[START Data lines]

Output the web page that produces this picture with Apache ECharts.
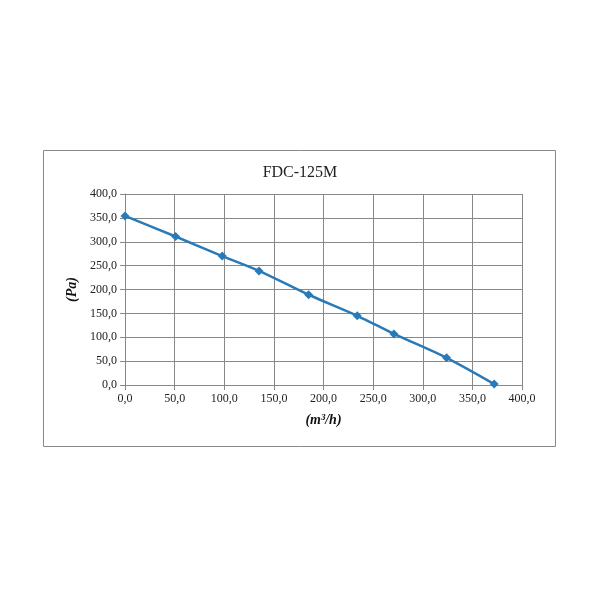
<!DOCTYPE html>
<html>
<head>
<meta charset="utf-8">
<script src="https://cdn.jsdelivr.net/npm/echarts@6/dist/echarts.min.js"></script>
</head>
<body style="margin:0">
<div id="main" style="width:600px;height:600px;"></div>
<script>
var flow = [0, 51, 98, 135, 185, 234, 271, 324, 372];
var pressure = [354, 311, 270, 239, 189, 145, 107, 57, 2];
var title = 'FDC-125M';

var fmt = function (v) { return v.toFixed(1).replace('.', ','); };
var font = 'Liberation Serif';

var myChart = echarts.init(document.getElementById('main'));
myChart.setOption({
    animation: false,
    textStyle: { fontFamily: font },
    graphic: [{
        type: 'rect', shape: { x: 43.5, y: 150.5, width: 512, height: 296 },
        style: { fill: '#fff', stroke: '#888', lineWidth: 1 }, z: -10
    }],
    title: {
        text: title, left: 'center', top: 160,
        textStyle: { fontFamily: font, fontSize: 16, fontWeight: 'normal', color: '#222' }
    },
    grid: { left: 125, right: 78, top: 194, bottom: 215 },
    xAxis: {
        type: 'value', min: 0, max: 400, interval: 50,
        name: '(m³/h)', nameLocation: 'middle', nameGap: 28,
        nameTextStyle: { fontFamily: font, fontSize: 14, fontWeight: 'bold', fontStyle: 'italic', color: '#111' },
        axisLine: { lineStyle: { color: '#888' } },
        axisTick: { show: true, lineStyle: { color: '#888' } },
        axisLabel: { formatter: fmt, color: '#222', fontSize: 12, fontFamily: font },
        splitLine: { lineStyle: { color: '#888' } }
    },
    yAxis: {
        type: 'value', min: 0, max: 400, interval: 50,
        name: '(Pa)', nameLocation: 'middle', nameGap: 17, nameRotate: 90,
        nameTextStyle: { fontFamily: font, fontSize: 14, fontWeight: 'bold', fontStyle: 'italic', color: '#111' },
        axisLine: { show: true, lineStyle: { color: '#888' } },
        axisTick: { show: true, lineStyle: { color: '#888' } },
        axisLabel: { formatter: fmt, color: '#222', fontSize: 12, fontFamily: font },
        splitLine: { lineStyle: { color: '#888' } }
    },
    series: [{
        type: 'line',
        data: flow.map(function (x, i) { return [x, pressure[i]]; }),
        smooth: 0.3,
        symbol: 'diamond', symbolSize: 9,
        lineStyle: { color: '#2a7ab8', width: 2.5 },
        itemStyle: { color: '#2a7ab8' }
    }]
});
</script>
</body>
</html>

[END Data lines]

■ **To do**
Take the material above from its first line through the line holding "var font = 'Liberation Serif';" and set it down exactly, without the pictures.

■ **Output below**
Output the web page that produces this picture with Apache ECharts.
<!DOCTYPE html>
<html>
<head>
<meta charset="utf-8">
<script src="https://cdn.jsdelivr.net/npm/echarts@6/dist/echarts.min.js"></script>
</head>
<body style="margin:0">
<div id="main" style="width:600px;height:600px;"></div>
<script>
var flow = [0, 51, 98, 135, 185, 234, 271, 324, 372];
var pressure = [354, 311, 270, 239, 189, 145, 107, 57, 2];
var title = 'FDC-125M';

var fmt = function (v) { return v.toFixed(1).replace('.', ','); };
var font = 'Liberation Serif';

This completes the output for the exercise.